Work to be completed: Transcribe all of the material exactly, except for its pictures.

Supplied material:
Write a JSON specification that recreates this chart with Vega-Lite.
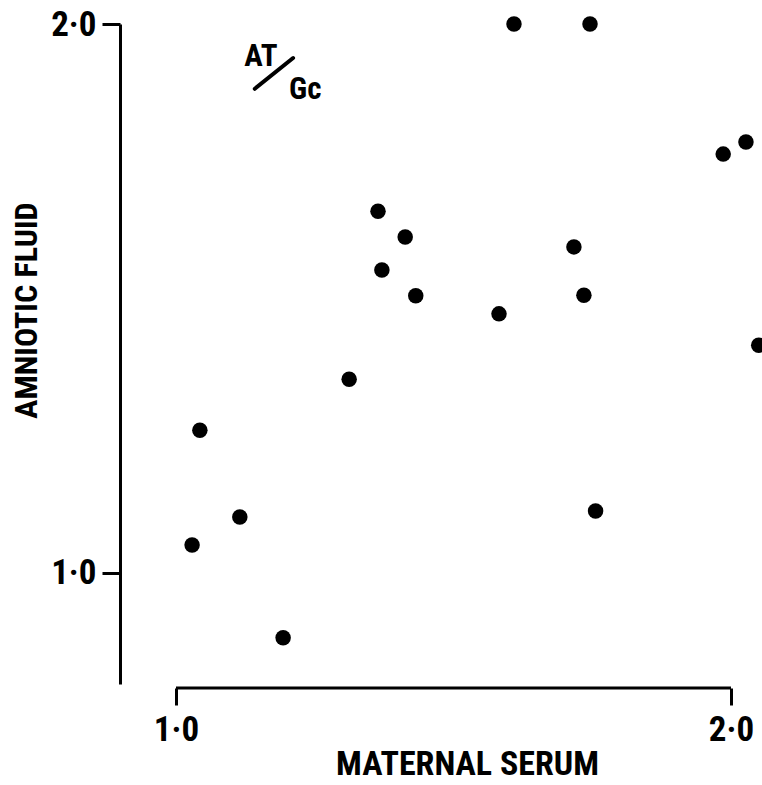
{
  "$schema": "https://vega.github.io/schema/vega-lite/v6.json",
  "width": 642,
  "height": 660,
  "autosize": {"type": "none"},
  "padding": {"left": 120, "top": 24, "right": 0, "bottom": 101},
  "background": "white",
  "config": {
    "view": {"stroke": null},
    "font": "Roboto Condensed, DejaVu Sans Condensed, Liberation Sans, sans-serif"
  },
  "datasets": {
    "points": [
      {"serum": 1.609, "fluid": 2.0},
      {"serum": 1.746, "fluid": 2.0},
      {"serum": 1.986, "fluid": 1.763},
      {"serum": 2.027, "fluid": 1.785},
      {"serum": 1.364, "fluid": 1.659},
      {"serum": 1.413, "fluid": 1.612},
      {"serum": 1.371, "fluid": 1.552},
      {"serum": 1.432, "fluid": 1.505},
      {"serum": 1.717, "fluid": 1.594},
      {"serum": 1.735, "fluid": 1.506},
      {"serum": 1.582, "fluid": 1.472},
      {"serum": 2.050, "fluid": 1.415},
      {"serum": 1.312, "fluid": 1.353},
      {"serum": 1.043, "fluid": 1.260},
      {"serum": 1.115, "fluid": 1.102},
      {"serum": 1.756, "fluid": 1.113},
      {"serum": 1.029, "fluid": 1.051},
      {"serum": 1.193, "fluid": 0.882}
    ],
    "xaxisline": [{"serum": 1.0, "serum2": 2.0, "fluid": 0.7905}],
    "slash": [{"serum": 1.142, "serum2": 1.211, "fluid": 1.882, "fluid2": 1.938}],
    "labels": [
      {"serum": 1.153, "fluid": 1.940, "text": "AT"},
      {"serum": 1.233, "fluid": 1.880, "text": "Gc"}
    ]
  },
  "layer": [
    {
      "data": {"name": "points"},
      "mark": {"type": "point", "filled": true, "shape": "circle", "size": 240, "color": "black", "opacity": 1},
      "encoding": {
        "x": {
          "field": "serum", "type": "quantitative",
          "scale": {"domain": [0.8991, 2.0559], "nice": false, "zero": false},
          "axis": {
            "orient": "bottom", "offset": 4, "domain": false, "grid": false,
            "values": [1, 2],
            "labelExpr": "datum.value == 1 ? '1·0' : '2·0'",
            "tickSize": 17, "tickWidth": 3, "tickColor": "black",
            "labelFontSize": 35, "labelFontWeight": "bold", "labelColor": "black",
            "labelPadding": 7, "labelDx": 7,
            "title": "MATERNAL SERUM",
            "titleFontSize": 34, "titleFontWeight": "bold", "titleColor": "black",
            "titleX": 347, "titleY": 76, "titleBaseline": "middle", "titleAlign": "center"
          }
        },
        "y": {
          "field": "fluid", "type": "quantitative",
          "scale": {"domain": [0.7978, 2.0], "nice": false, "zero": false},
          "axis": {
            "orient": "left", "grid": false,
            "values": [1, 2],
            "labelExpr": "datum.value == 1 ? '1·0' : '2·0'",
            "domainWidth": 3, "domainColor": "black",
            "tickSize": 18, "tickWidth": 3, "tickColor": "black",
            "labelFontSize": 35, "labelFontWeight": "bold", "labelColor": "black",
            "labelPadding": 6,
            "title": "AMNIOTIC FLUID",
            "titleFontSize": 32, "titleFontWeight": "bold", "titleColor": "black",
            "titleAngle": 270, "titleX": -94, "titleY": 286,
            "titleBaseline": "middle", "titleAlign": "center"
          }
        }
      }
    },
    {
      "data": {"name": "xaxisline"},
      "mark": {"type": "rule", "color": "black", "strokeWidth": 3, "clip": false},
      "encoding": {
        "x": {"field": "serum", "type": "quantitative"},
        "x2": {"field": "serum2"},
        "y": {"field": "fluid", "type": "quantitative"}
      }
    },
    {
      "data": {"name": "slash"},
      "mark": {"type": "rule", "color": "black", "strokeWidth": 4, "strokeCap": "round"},
      "encoding": {
        "x": {"field": "serum", "type": "quantitative"},
        "x2": {"field": "serum2"},
        "y": {"field": "fluid", "type": "quantitative"},
        "y2": {"field": "fluid2"}
      }
    },
    {
      "data": {"name": "labels"},
      "mark": {"type": "text", "fontSize": 31, "fontWeight": "bold", "color": "black", "align": "center", "baseline": "middle"},
      "encoding": {
        "x": {"field": "serum", "type": "quantitative"},
        "y": {"field": "fluid", "type": "quantitative"},
        "text": {"field": "text"}
      }
    }
  ]
}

Reply:
Write a JSON specification that recreates this chart with Vega-Lite.
{
  "$schema": "https://vega.github.io/schema/vega-lite/v6.json",
  "width": 642,
  "height": 660,
  "autosize": {"type": "none"},
  "padding": {"left": 120, "top": 24, "right": 0, "bottom": 101},
  "background": "white",
  "config": {
    "view": {"stroke": null},
    "font": "Roboto Condensed, DejaVu Sans Condensed, Liberation Sans, sans-serif"
  },
  "datasets": {
    "points": [
      {"serum": 1.609, "fluid": 2.0},
      {"serum": 1.746, "fluid": 2.0},
      {"serum": 1.986, "fluid": 1.763},
      {"serum": 2.027, "fluid": 1.785},
      {"serum": 1.364, "fluid": 1.659},
      {"serum": 1.413, "fluid": 1.612},
      {"serum": 1.371, "fluid": 1.552},
      {"serum": 1.432, "fluid": 1.505},
      {"serum": 1.717, "fluid": 1.594},
      {"serum": 1.735, "fluid": 1.506},
      {"serum": 1.582, "fluid": 1.472},
      {"serum": 2.050, "fluid": 1.415},
      {"serum": 1.312, "fluid": 1.353},
      {"serum": 1.043, "fluid": 1.260},
      {"serum": 1.115, "fluid": 1.102},
      {"serum": 1.756, "fluid": 1.113},
      {"serum": 1.029, "fluid": 1.051},
      {"serum": 1.193, "fluid": 0.882}
    ],
    "xaxisline": [{"serum": 1.0, "serum2": 2.0, "fluid": 0.7905}],
    "slash": [{"serum": 1.142, "serum2": 1.211, "fluid": 1.882, "fluid2": 1.938}],
    "labels": [
      {"serum": 1.153, "fluid": 1.940, "text": "AT"},
      {"serum": 1.233, "fluid": 1.880, "text": "Gc"}
    ]
  },
  "layer": [
    {
      "data": {"name": "points"},
      "mark": {"type": "point", "filled": true, "shape": "circle", "size": 240, "color": "black", "opacity": 1},
      "encoding": {
        "x": {
          "field": "serum", "type": "quantitative",
          "scale": {"domain": [0.8991, 2.0559], "nice": false, "zero": false},
          "axis": {
            "orient": "bottom", "offset": 4, "domain": false, "grid": false,
            "values": [1, 2],
            "labelExpr": "datum.value == 1 ? '1·0' : '2·0'",
            "tickSize": 17, "tickWidth": 3, "tickColor": "black",
            "labelFontSize": 35, "labelFontWeight": "bold", "labelColor": "black",
            "labelPadding": 7, "labelDx": 7,
            "title": "MATERNAL SERUM",
            "titleFontSize": 34, "titleFontWeight": "bold", "titleColor": "black",
            "titleX": 347, "titleY": 76, "titleBaseline": "middle", "titleAlign": "center"
          }
        },
        "y": {
          "field": "fluid", "type": "quantitative",
          "scale": {"domain": [0.7978, 2.0], "nice": false, "zero": false},
          "axis": {
            "orient": "left", "grid": false,
            "values": [1, 2],
            "labelExpr": "datum.value == 1 ? '1·0' : '2·0'",
            "domainWidth": 3, "domainColor": "black",
            "tickSize": 18, "tickWidth": 3, "tickColor": "black",
            "labelFontSize": 35, "labelFontWeight": "bold", "labelColor": "black",
            "labelPadding": 6,
            "title": "AMNIOTIC FLUID",
            "titleFontSize": 32, "titleFontWeight": "bold", "titleColor": "black",
            "titleAngle": 270, "titleX": -94, "titleY": 286,
            "titleBaseline": "middle", "titleAlign": "center"
          }
        }
      }
    },
    {
      "data": {"name": "xaxisline"},
      "mark": {"type": "rule", "color": "black", "strokeWidth": 3, "clip": false},
      "encoding": {
        "x": {"field": "serum", "type": "quantitative"},
        "x2": {"field": "serum2"},
        "y": {"field": "fluid", "type": "quantitative"}
      }
    },
    {
      "data": {"name": "slash"},
      "mark": {"type": "rule", "color": "black", "strokeWidth": 4, "strokeCap": "round"},
      "encoding": {
        "x": {"field": "serum", "type": "quantitative"},
        "x2": {"field": "serum2"},
        "y": {"field": "fluid", "type": "quantitative"},
        "y2": {"field": "fluid2"}
      }
    },
    {
      "data": {"name": "labels"},
      "mark": {"type": "text", "fontSize": 31, "fontWeight": "bold", "color": "black", "align": "center", "baseline": "middle"},
      "encoding": {
        "x": {"field": "serum", "type": "quantitative"},
        "y": {"field": "fluid", "type": "quantitative"},
        "text": {"field": "text"}
      }
    }
  ]
}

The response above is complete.